In the moment Jesus calls to her, Mary comes to herself. In seeing the risen Christ, she remembers herself — as loved, called, and forgiven. When Mary turns in Jesus’s direction, there is complete and mutual recognition: Mary sees Jesus, and Jesus sees Mary.

The Rev. Heather K. Sisk teaches that in scripture Mary Magdalene symbolizes the interior life. Mary models the spiritual journey by practicing the faithful attentiveness that leads to sacred seeing. In cultivating a deeper awareness of the divine, she models a unity of heart and head that’s necessary for prophetic witness — that is, proclaiming God’s life-breathing love through our lives. It’s only by encountering that love on our own, with our hearts, souls, minds, and bodies, that we can share what we’ve seen with the world.

It may take her a minute, but in the garden that morning Mary Magdalene sees Jesus. Through sight, sound, and an inner knowing, she discerns the holy in her midst.

Soon after, others among Jesus’s disciples have their own intimate experiences with the risen Christ, reaffirming Mary’s courageous proclamation that Jesus is God incarnate — arisen from the dead!

This Easter, let us open our hearts to see God in our midst:

Give us a resurrection faith, we pray, rooted in the truth
that You are with us, here and now.

Give us the grace to discern the sound of Your voice
and to follow in joyful confidence.

Read all of Sunday’s scriptures.


Here are five ways to meditate on the hope of Easter:

Music  The great gospel singer Mahalia Jackson sings of the powerful encounter between Mary and Jesus in the garden — and speaks to God’s abiding love in our everyday lives.

Poetry  In “Easter Poem,” writer Joyce Rupp describes the “hope-filled place” inside each of us that, like flowers in the spring, knows when to rise:

My heart stirs like dormant tulips
and hope comes dancing forth.

And Benedictine monastic Macrina Wiederkehr invites us to embrace the wild freedom of Easter:

Easter’s standing at your door again,
so don’t you see that stone has got to go?
that stone of fear . . .
and all the other stones we use
to keep Jesus in the tomb.

Dance  If this doesn’t bring you to your feet rejoicing, nothing will: Bhangra artist Gurdeep Pandher dances for joy.

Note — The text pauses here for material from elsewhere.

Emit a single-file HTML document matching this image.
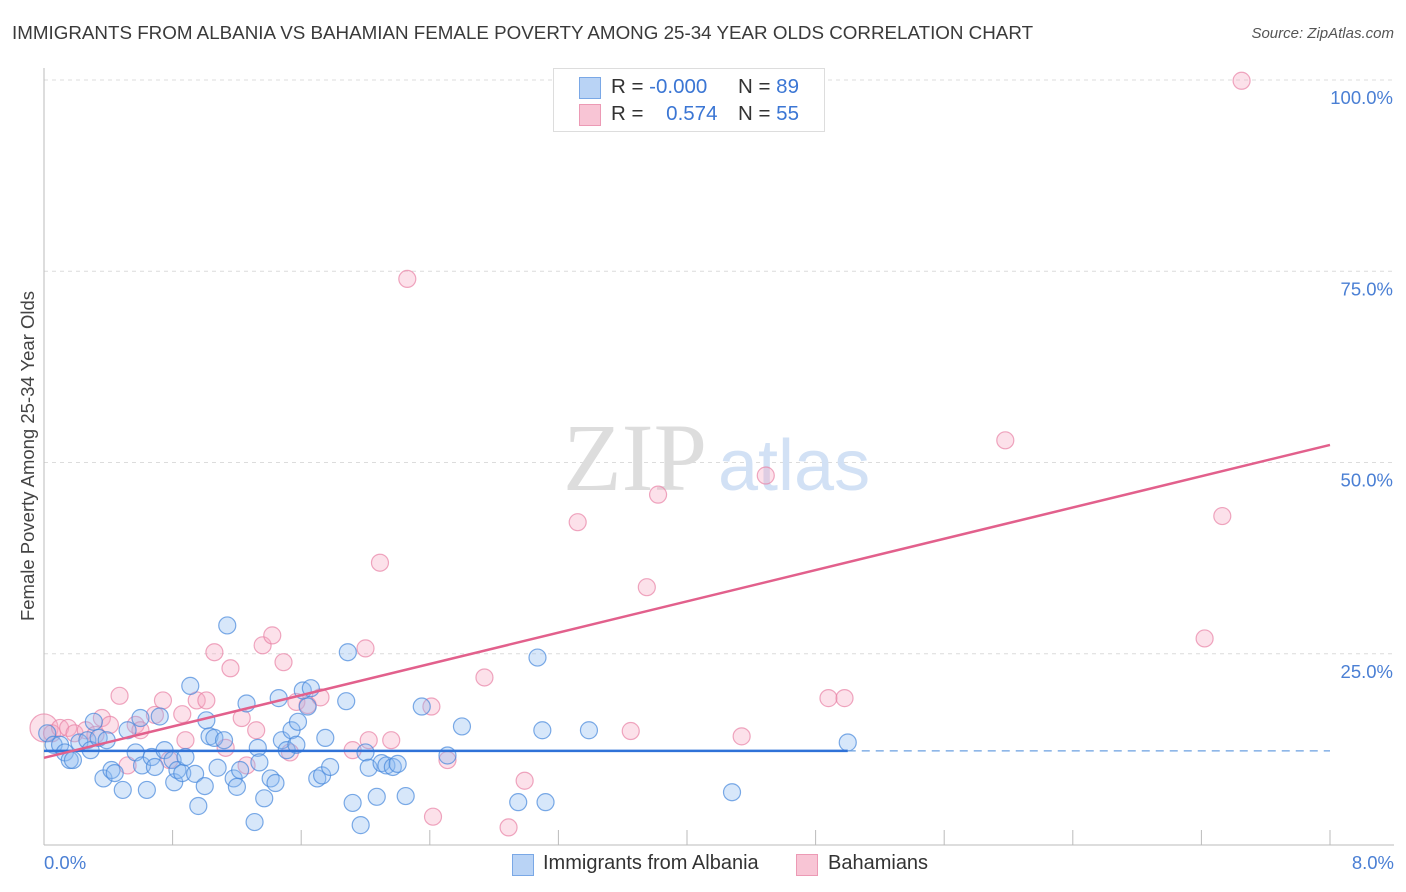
<!DOCTYPE html>
<html><head><meta charset="utf-8">
<style>
body{margin:0;background:#fff;font-family:"Liberation Sans",sans-serif;}
#wrap{position:relative;width:1406px;height:892px;overflow:hidden;}
.t{position:absolute;white-space:nowrap;}
</style></head>
<body>
<div id="wrap">
<div class="t" style="left:12px;top:22px;font-size:18.8px;color:#3a3a3a;">IMMIGRANTS FROM ALBANIA VS BAHAMIAN FEMALE POVERTY AMONG 25-34 YEAR OLDS CORRELATION CHART</div>
<div class="t" style="right:12px;top:25px;font-size:15px;color:#555;font-style:italic;">Source: ZipAtlas.com</div>
<svg id="chart" width="1406" height="892" style="position:absolute;left:0;top:0"></svg>
</div>
<script>
const xTicks=[0,0.8,1.6,2.4,3.2,4.0,4.8,5.6,6.4,7.2,8.0];
const yTicks=[25,50,75,100];
const yTickLabels=["25.0%","50.0%","75.0%","100.0%"];
const blueX=[0.02,0.06,0.10,0.13,0.16,0.18,0.22,0.27,0.29,0.31,0.34,0.37,0.39,0.42,0.44,0.49,0.52,0.57,0.60,0.61,0.64,0.67,0.69,0.72,0.75,0.80,0.81,0.83,0.86,0.91,0.88,0.94,0.96,1.00,1.01,1.03,1.06,1.08,1.12,1.14,1.18,1.20,1.22,1.26,1.31,1.33,1.34,1.37,1.41,1.44,1.46,1.48,1.51,1.54,1.57,1.58,1.61,1.64,1.66,1.70,1.73,1.75,1.78,1.88,1.89,1.92,1.97,2.00,2.02,2.07,2.10,2.13,2.17,2.20,2.25,2.35,2.51,2.60,2.95,3.07,3.10,3.12,3.39,4.28,5.00];
const blueY=[14.6,13.1,13.1,12.1,11.1,11.1,13.4,13.7,12.4,16.1,14.0,8.7,13.7,9.8,9.4,7.2,15.0,12.1,16.6,10.4,7.2,11.5,10.2,16.8,12.4,11.1,8.2,9.8,9.4,20.8,11.5,9.3,5.1,7.7,16.3,14.2,14.0,10.1,13.7,28.7,8.7,7.6,9.8,18.5,3.0,12.7,10.8,6.1,8.7,8.1,19.2,13.7,12.4,15.0,13.1,16.1,20.2,18.1,20.5,8.7,9.1,14.0,10.2,18.8,25.2,5.5,2.6,12.1,10.1,6.3,10.7,10.4,10.2,10.6,6.4,18.1,11.7,15.5,5.6,24.5,15.0,5.6,15.0,6.9,13.4];
const pinkX=[0.00,0.05,0.10,0.15,0.19,0.26,0.32,0.36,0.41,0.47,0.52,0.57,0.60,0.69,0.74,0.78,0.86,0.88,0.95,1.01,1.06,1.13,1.16,1.23,1.26,1.32,1.36,1.42,1.49,1.53,1.57,1.64,1.72,1.92,2.00,2.02,2.09,2.16,2.26,2.41,2.51,2.42,2.74,2.89,2.99,3.32,3.65,3.75,3.82,4.34,4.49,4.88,4.98,5.98,7.22,7.33,7.45];
const pinkY=[15.3,14.6,15.3,15.3,14.6,15.0,14.4,16.6,15.7,19.5,10.4,15.7,15.0,17.0,18.9,11.1,17.1,13.7,18.9,18.9,25.2,12.7,23.1,16.6,10.4,15.0,26.1,27.4,23.9,12.1,18.7,18.3,19.3,12.4,25.7,13.7,36.9,13.7,74.0,18.1,11.1,3.7,21.9,2.3,8.4,42.2,14.9,33.7,45.8,14.2,48.3,19.2,19.2,52.9,27.0,43.0,99.9];
const blueTrend=[12.3,12.3];
const pinkTrend=[11.4,52.3];
const blueSolidEnd=5.0;

const L=44,R=1330,T=80,B=845;
const sx=v=>L+(v/8)*(R-L);
const sy=v=>B-(v/100)*(B-T);
const svg=document.getElementById('chart');
const NS='http://www.w3.org/2000/svg';
function mk(tag,attrs,parent){const e=document.createElementNS(NS,tag);for(const k in attrs)e.setAttribute(k,attrs[k]);(parent||svg).appendChild(e);return e;}

yTicks.forEach((v,i)=>{
  const g=mk('line',{x1:L,x2:1394,y1:sy(v),y2:sy(v),stroke:'#dcdcdc','stroke-dasharray':'4,4'});
  
  
  const t=mk('text',{x:1393,y:sy(v)+24,'text-anchor':'end','font-size':18.5,fill:'#4a7fd4','font-family':'Liberation Sans, sans-serif'});
  t.textContent=yTickLabels[i];
  
  
});
const ya=mk('line',{x1:L,x2:L,y1:68,y2:B,stroke:'#bbb'});


const xa=mk('line',{x1:L,x2:1394,y1:B,y2:B,stroke:'#bbb'});


xTicks.forEach(v=>{
  const tk=mk('line',{x1:sx(v),x2:sx(v),y1:B,y2:B-15,stroke:'#bbb'});
  
  
});
const wm=mk('text',{x:635,y:490,'text-anchor':'middle','font-size':96,fill:'#ddd','font-family':'Liberation Serif, serif'});
wm.textContent='ZIP';


const wm2=mk('text',{x:718,y:490,'font-size':72,fill:'#d2e1f5','font-family':'Liberation Sans, sans-serif'});
wm2.textContent='atlas';



pinkX.forEach((x,i)=>{
  const c=mk('circle',{cx:sx(x),cy:sy(pinkY[i]),r:i===0?14:8.5,fill:'rgba(246,170,196,0.35)',stroke:'rgba(232,130,165,0.7)','stroke-width':1.2});
  
  
});
blueX.forEach((x,i)=>{
  const c=mk('circle',{cx:sx(x),cy:sy(blueY[i]),r:8.5,fill:'rgba(140,185,240,0.35)',stroke:'rgba(70,135,220,0.7)','stroke-width':1.2});
  
  
});
const bt=mk('line',{x1:sx(0),x2:sx(blueSolidEnd),y1:sy(blueTrend[0]),y2:sy(blueTrend[0]+(blueTrend[1]-blueTrend[0])*blueSolidEnd/8),stroke:'#2f72d8','stroke-width':2.5});


const bd=mk('line',{x1:sx(blueSolidEnd),x2:sx(8),y1:sy(blueTrend[0]+(blueTrend[1]-blueTrend[0])*blueSolidEnd/8),y2:sy(blueTrend[1]),stroke:'#6a9fe0','stroke-width':1.2,'stroke-dasharray':'8,6'});


const pt=mk('line',{x1:sx(0),x2:sx(8),y1:sy(pinkTrend[0]),y2:sy(pinkTrend[1]),stroke:'#e2608c','stroke-width':2.5});


</script>

<div class="t" style="left:28px;top:456px;font-size:18.5px;color:#444;transform:translate(-50%,-50%) rotate(-90deg);">Female Poverty Among 25-34 Year Olds</div>
<div class="t" style="left:44px;top:852px;font-size:18.5px;color:#4a7fd4;">0.0%</div>
<div class="t" style="right:12px;top:852px;font-size:18.5px;color:#4a7fd4;">8.0%</div>

<div style="position:absolute;left:553px;top:68px;width:270px;height:62px;border:1px solid #ddd;background:#fff;font-size:20.5px;color:#333;">
  <div style="position:absolute;left:25px;top:8px;width:20px;height:20px;background:#b9d3f5;border:1px solid #7aa8e6;"></div>
  <div class="t" style="left:57px;top:6px;">R = <span style="color:#3b76d4">-0.000</span></div>
  <div class="t" style="left:184px;top:6px;">N = <span style="color:#3b76d4">89</span></div>
  <div style="position:absolute;left:25px;top:35px;width:20px;height:20px;background:#f8c5d5;border:1px solid #ec9ab5;"></div>
  <div class="t" style="left:57px;top:33px;">R = <span style="color:#3b76d4;margin-left:17px">0.574</span></div>
  <div class="t" style="left:184px;top:33px;">N = <span style="color:#3b76d4">55</span></div>
</div>

<div>
  <div style="position:absolute;left:512px;top:854px;width:20px;height:20px;background:#b9d3f5;border:1px solid #7aa8e6;"></div>
  <div class="t" style="left:543px;top:852px;font-size:20px;color:#333;">Immigrants from Albania</div>
  <div style="position:absolute;left:796px;top:854px;width:20px;height:20px;background:#f8c5d5;border:1px solid #ec9ab5;"></div>
  <div class="t" style="left:828px;top:852px;font-size:20px;color:#333;">Bahamians</div>
</div>
</body></html>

May we experience divine love in and through our bodies.

Sculpture  The Rev. Heather K. Sisk depicts Mary Magdalene and the gentle healing that comes through intimate relationship with Jesus.

Theology  With Easter comes talk of hope — but what is hope, anyway? In Tomorrow’s Child, liberation theologian Rubem Alves suggests hope is “the hunch that the overwhelming brutality of facts that oppress and repress us is not the last word. It is the suspicion that reality is more complex than the realists want us to believe.”